City of Santa Fe seeks input on water conservation at forums
Though Santa Fe and its residents are doing a good job of reducing water use, more can be done, the city’s water conservation manager said.
Toward that end, the city’s Water Conservation Office is putting together a five-year conservation plan that will analyze residential and commercial use and make recommendations to decrease the amounts — in addition to creating a short-term strategy to address climate change and perhaps partner with the county to monitor domestic well use.
“I am hoping we end up with a meaningful plan that has public buy-in, that people are excited about implementing for the next five years,” said Water Conservation Manager Christine Chavez, following a Journey Santa Fe presentation at Collected Works Bookstore on Sunday.
To move the initiative forward, the city is hosting a series of public forums designed to generate input. That way, the city won’t have to worry about a process in which “people present the plan, other people don’t like it and it stays on the shelf,” Chavez said.
The second of those meetings, focused on commercial and industry water-use efficiency, is slated for 5 to 7 p.m. Thursday at the Main Library on Washington Avenue. The first meeting, held last weekend, examined residential water use and what could be done to curb it.
Chavez said forum organizers received good feedback at that meeting.

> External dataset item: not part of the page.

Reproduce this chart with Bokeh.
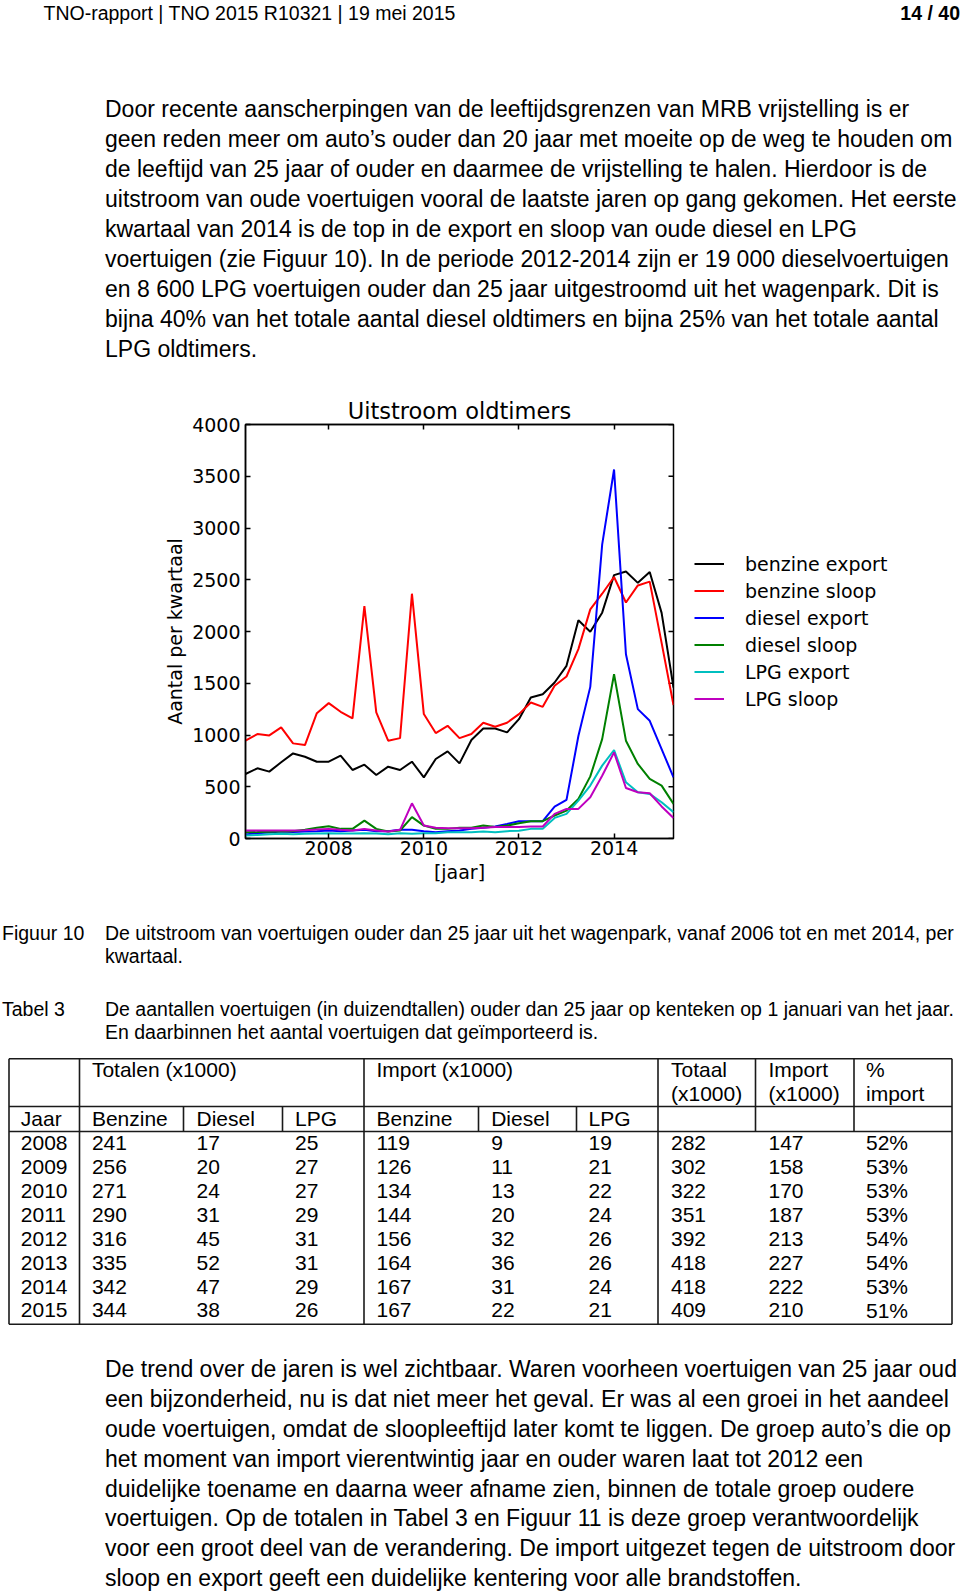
import math
from bokeh.plotting import figure
from bokeh.models import Range1d, FixedTicker, LinearAxis, Legend, LegendItem
from bokeh.embed import file_html
from bokeh.resources import INLINE
from bokeh.core.properties import value

# ---------------- data ----------------
kwartaal = [j + k / 4 for j in range(2006, 2016) for k in range(1, 5)][:37]

benzine_export = [623, 678, 646, 736, 822, 790, 742, 742, 800, 662, 713, 614, 694, 662, 742, 591, 768, 842, 726, 951,
                  1063, 1063, 1025, 1153, 1362, 1394, 1507, 1668, 2108, 1998, 2182, 2545, 2580, 2470, 2575, 2180, 1459]
benzine_sloop = [945, 1009, 996, 1073, 919, 903, 1211, 1308, 1224, 1160, 2246, 1218, 945, 970, 2365, 1202, 1019, 1089,
                 970, 1009, 1118, 1080, 1118, 1202, 1314, 1272, 1475, 1565, 1830, 2214, 2365, 2527, 2280, 2445, 2482, 1890, 1290]
diesel_export = [39, 51, 58, 67, 64, 67, 71, 77, 71, 77, 84, 71, 70, 84, 84, 71, 61, 71, 77, 93, 103, 116, 141, 167,
                 167, 167, 308, 373, 990, 1465, 2840, 3565, 1780, 1250, 1137, 864, 591]
diesel_sloop = [60, 62, 65, 67, 70, 84, 103, 119, 93, 93, 173, 93, 67, 77, 206, 125, 93, 93, 103, 103, 125, 110, 125,
                148, 167, 167, 222, 270, 382, 600, 960, 1587, 945, 720, 575, 511, 334]
lpg_export = [29, 35, 40, 45, 42, 45, 48, 50, 48, 48, 50, 48, 42, 51, 45, 51, 51, 61, 61, 61, 67, 61, 71, 75, 93, 93,
              199, 238, 366, 511, 704, 855, 543, 447, 431, 350, 254]
lpg_sloop = [77, 77, 77, 77, 77, 80, 87, 93, 84, 77, 93, 77, 67, 84, 340, 125, 103, 100, 100, 100, 105, 110, 110, 110,
             116, 116, 238, 286, 286, 398, 607, 832, 488, 447, 437, 310, 198]

series_names = ["benzine export", "benzine sloop", "diesel export", "diesel sloop", "LPG export", "LPG sloop"]
series_colors = ["#000000", "#ff0000", "#0000ff", "#008000", "#00bfbf", "#bf00bf"]

y_ticks = [0, 500, 1000, 1500, 2000, 2500, 3000, 3500, 4000]
x_ticks = [2008, 2010, 2012, 2014]

# table 3
tab_jaar = ["2008", "2009", "2010", "2011", "2012", "2013", "2014", "2015"]
tot_benzine = [241, 256, 271, 290, 316, 335, 342, 344]
tot_diesel = [17, 20, 24, 31, 45, 52, 47, 38]
tot_lpg = [25, 27, 27, 29, 31, 31, 29, 26]
imp_benzine = [119, 126, 134, 144, 156, 164, 167, 167]
imp_diesel = [9, 11, 13, 20, 32, 36, 31, 22]
imp_lpg = [19, 21, 22, 24, 26, 26, 24, 21]
totaal = [282, 302, 322, 351, 392, 418, 418, 409]
import_totaal = [147, 158, 170, 187, 213, 227, 222, 210]
pct_import = ["52%", "53%", "53%", "53%", "54%", "54%", "53%", "51%"]

header_left = "TNO-rapport | TNO 2015 R10321 | 19 mei 2015"
header_right = "14 / 40"
para1 = [
    "Door recente aanscherpingen van de leeftijdsgrenzen van MRB vrijstelling is er",
    "geen reden meer om auto\u2019s ouder dan 20 jaar met moeite op de weg te houden om",
    "de leeftijd van 25 jaar of ouder en daarmee de vrijstelling te halen. Hierdoor is de",
    "uitstroom van oude voertuigen vooral de laatste jaren op gang gekomen. Het eerste",
    "kwartaal van 2014 is de top in de export en sloop van oude diesel en LPG",
    "voertuigen (zie Figuur 10). In de periode 2012-2014 zijn er 19 000 dieselvoertuigen",
    "en 8 600 LPG voertuigen ouder dan 25 jaar uitgestroomd uit het wagenpark. Dit is",
    "bijna 40% van het totale aantal diesel oldtimers en bijna 25% van het totale aantal",
    "LPG oldtimers.",
]
para2 = [
    "De trend over de jaren is wel zichtbaar. Waren voorheen voertuigen van 25 jaar oud",
    "een bijzonderheid, nu is dat niet meer het geval. Er was al een groei in het aandeel",
    "oude voertuigen, omdat de sloopleeftijd later komt te liggen. De groep auto\u2019s die op",
    "het moment van import vierentwintig jaar en ouder waren laat tot 2012 een",
    "duidelijke toename en daarna weer afname zien, binnen de totale groep oudere",
    "voertuigen. Op de totalen in Tabel 3 en Figuur 11 is deze groep verantwoordelijk",
    "voor een groot deel van de verandering. De import uitgezet tegen de uitstroom door",
    "sloop en export geeft een duidelijke kentering voor alle brandstoffen.",
]
fig_caption = ["De uitstroom van voertuigen ouder dan 25 jaar uit het wagenpark, vanaf 2006 tot en met 2014, per",
               "kwartaal."]
tab_caption = ["De aantallen voertuigen (in duizendtallen) ouder dan 25 jaar op kenteken op 1 januari van het jaar.",
               "En daarbinnen het aantal voertuigen dat ge\u00efmporteerd is."]

# ---------------- layout constants (page pixels) ----------------
W = 960
HA = 395     # page y 0 .. 395
HC = 697     # page y 893 .. 1590
OFF_C = 893
BODY = "Liberation Sans"
CHART = "DejaVu Sans"


def page_fig(h):
    p = figure(width=W, height=h, x_range=Range1d(0, W), y_range=Range1d(h, 0), min_border=0,
               toolbar_location=None, output_backend="svg", x_axis_location=None, y_axis_location=None)
    p.grid.visible = False
    p.outline_line_color = None
    return p


def put(p, xs, ys, texts, size, style="normal", align="left", font=BODY):
    p.text(x=xs, y=ys, text=texts, text_font=value(font), text_font_size=value(size),
           text_font_style=value(style), text_align=value(align), text_baseline=value("middle"),
           text_color="black")


# ---------------- top text ----------------
pA = page_fig(HA)
put(pA, [43], [12.2], [header_left], "19.5px")
put(pA, [959.5], [12.2], [header_right], "19.5px", style="bold", align="right")
put(pA, [104.5] * len(para1), [108.8 + 29.95 * k for k in range(len(para1))], para1, "23px")

# ---------------- chart ----------------
X0, X1 = 2006.25, 2015.25
pB = figure(frame_width=428, frame_height=414, x_range=Range1d(X0, X1), y_range=Range1d(0, 4000),
            min_border_left=245, min_border_right=287, min_border_top=28, min_border_bottom=56,
            toolbar_location=None, output_backend="svg", title="Uitstroom oldtimers")
pB.grid.visible = False
pB.outline_line_color = "black"
pB.outline_line_width = 1.5
pB.title.text_font = CHART
pB.title.text_font_size = "22.5px"
pB.title.text_font_style = "normal"
pB.title.text_color = "black"
pB.title.align = "center"
pB.title.standoff = 1


def style_axis(ax, ticks, labels=True):
    ax.ticker = FixedTicker(ticks=ticks)
    ax.major_tick_in = 5
    ax.major_tick_out = 0
    ax.minor_tick_in = 0
    ax.minor_tick_out = 0
    ax.major_tick_line_width = 1.5
    ax.major_tick_line_color = "black"
    ax.axis_line_width = 1.5
    ax.axis_line_color = "black"
    ax.major_label_text_font = CHART
    if labels:
        ax.major_label_text_font_size = "19px"
        ax.major_label_text_color = "black"
    else:
        ax.major_label_text_font_size = "1px"
        ax.major_label_text_color = None
        ax.major_label_standoff = 0


style_axis(pB.xaxis[0], x_ticks)
style_axis(pB.yaxis[0], y_ticks)
pB.xaxis.major_label_standoff = 2
pB.yaxis.major_label_standoff = 5
pB.xaxis.axis_label = "[jaar]"
pB.yaxis.axis_label = "Aantal per kwartaal"
for ax in (pB.xaxis[0], pB.yaxis[0]):
    ax.axis_label_text_font = CHART
    ax.axis_label_text_font_size = "19px"
    ax.axis_label_text_font_style = "normal"
    ax.axis_label_text_color = "black"
pB.xaxis.axis_label_standoff = 3
pB.yaxis.axis_label_standoff = 3

ax_t = LinearAxis()
style_axis(ax_t, x_ticks, labels=False)
pB.add_layout(ax_t, "above")
# inward tick marks on the right edge of the box (matplotlib style)
pB.ray(x=[X1] * len(y_ticks), y=y_ticks, length=5, length_units="screen", angle=math.pi,
       line_color="black", line_width=1.5)

items = []
for name, ys, col in zip(series_names,
                         [benzine_export, benzine_sloop, diesel_export, diesel_sloop, lpg_export, lpg_sloop],
                         series_colors):
    r = pB.line(kwartaal, ys, line_color=col, line_width=2)
    items.append(LegendItem(label=name, renderers=[r]))

legend = Legend(items=items, location="center_left", label_text_font=CHART, label_text_font_size="19px",
                label_text_color="black", glyph_width=30, glyph_height=20, label_height=20, label_standoff=21,
                spacing=5, padding=0, margin=21, border_line_color=None, background_fill_alpha=0)
pB.add_layout(legend, "right")

# ---------------- bottom text + table ----------------
pC = page_fig(HC)
c = lambda y: y - OFF_C
CS = "19.5px"
put(pC, [1.5], [c(931)], ["Figuur 10"], CS)
put(pC, [104.5, 104.5], [c(931), c(954.5)], fig_caption, CS)
put(pC, [1.5], [c(1007.3)], ["Tabel 3"], CS)
put(pC, [104.5, 104.5], [c(1007.3), c(1030)], tab_caption, CS)

# table frame
t_top, t_h1, t_h2, t_bot = c(1057.3), c(1105), c(1130), c(1322.7)
x_left, x_right = 8.5, 951.5
col_x = [79, 183, 282, 363.5, 478, 576, 657.5, 755, 853.5]  # vertical dividers
seg_x0, seg_y0, seg_x1, seg_y1 = [], [], [], []
for y in (t_top, t_h1, t_h2, t_bot):
    seg_x0.append(x_left); seg_x1.append(x_right); seg_y0.append(y); seg_y1.append(y)
for x in (x_left, x_right):
    seg_x0.append(x); seg_x1.append(x); seg_y0.append(t_top); seg_y1.append(t_bot)
for x in (col_x[0], col_x[3], col_x[6], col_x[7], col_x[8]):
    seg_x0.append(x); seg_x1.append(x); seg_y0.append(t_top); seg_y1.append(t_h1)
for x in col_x:
    seg_x0.append(x); seg_x1.append(x); seg_y0.append(t_h1); seg_y1.append(t_h2)
for x in (col_x[0], col_x[3], col_x[6]):
    seg_x0.append(x); seg_x1.append(x); seg_y0.append(t_h2); seg_y1.append(t_bot)
pC.segment(x0=seg_x0, y0=seg_y0, x1=seg_x1, y1=seg_y1, line_color="#1a1a1a", line_width=1.6)

txt_x = [20.3, 91.4, 196, 294.6, 376, 490.7, 588, 670.5, 768, 865.5]
TS = "21px"
put(pC, [txt_x[1], txt_x[4], txt_x[7], txt_x[8], txt_x[9]], [c(1068.2)] * 5,
    ["Totalen (x1000)", "Import (x1000)", "Totaal", "Import", "%"], TS)
put(pC, [txt_x[7], txt_x[8], txt_x[9]], [c(1091.5)] * 3, ["(x1000)", "(x1000)", " import"], TS)
put(pC, txt_x[:7], [c(1117)] * 7, ["Jaar", "Benzine", "Diesel", "LPG", "Benzine", "Diesel", "LPG"], TS)
cols = [tab_jaar, tot_benzine, tot_diesel, tot_lpg, imp_benzine, imp_diesel, imp_lpg, totaal, import_totaal, pct_import]
for ci, colvals in enumerate(cols):
    put(pC, [txt_x[ci]] * len(colvals), [c(1141.4 + 23.94 * k) for k in range(len(colvals))],
        [str(v) for v in colvals], TS)

put(pC, [104.5] * len(para2), [c(1367.4 + 29.9 * k) for k in range(len(para2))], para2, "23px")

open("out.html", "w").write(file_html([pA, pB, pC], INLINE))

But while many attendees said they did not like the idea of the city imposing penalties or shutdown threats on residents who exceed legal water use, they also said they thought one good way to reduce water consumption was “fines … shame them, put their name in The New Mexican,” she said to laughter from the audience.
Chavez said the city could act “with more urgency on the situation.”
Based on 2017 data, she said the average Santa Fe resident used about 50 gallons of water per day. That amount will likely go up for 2018 because of the lack of snow and rain — the city should have that data within a couple of weeks. But the extra snow this past winter may reduce consumption for 2019, she said.
Residents can check their water use by signing up on the city’s Eye on Water website, www.eyeonwater.com. Despite hope that at least 50 percent of the city’s residents would log on, she said only 10 percent, or about 5,000-plus people, now do so.
Chavez acknowledged there are realistic “gloom and doom” scenarios about overuse of water on the national and local scale. But she said all is not lost.
“There’s hope,” she said. “There’s things we can do on the local level.”
The five-year plan, scheduled to be first reviewed and vetted by water experts from around the Southwest over the summer, can help with those endeavors, she said.
She said her department plans to present a final draft of the plan to City Council and other pertinent city committees by autumn, with an eye toward implementation Jan. 1.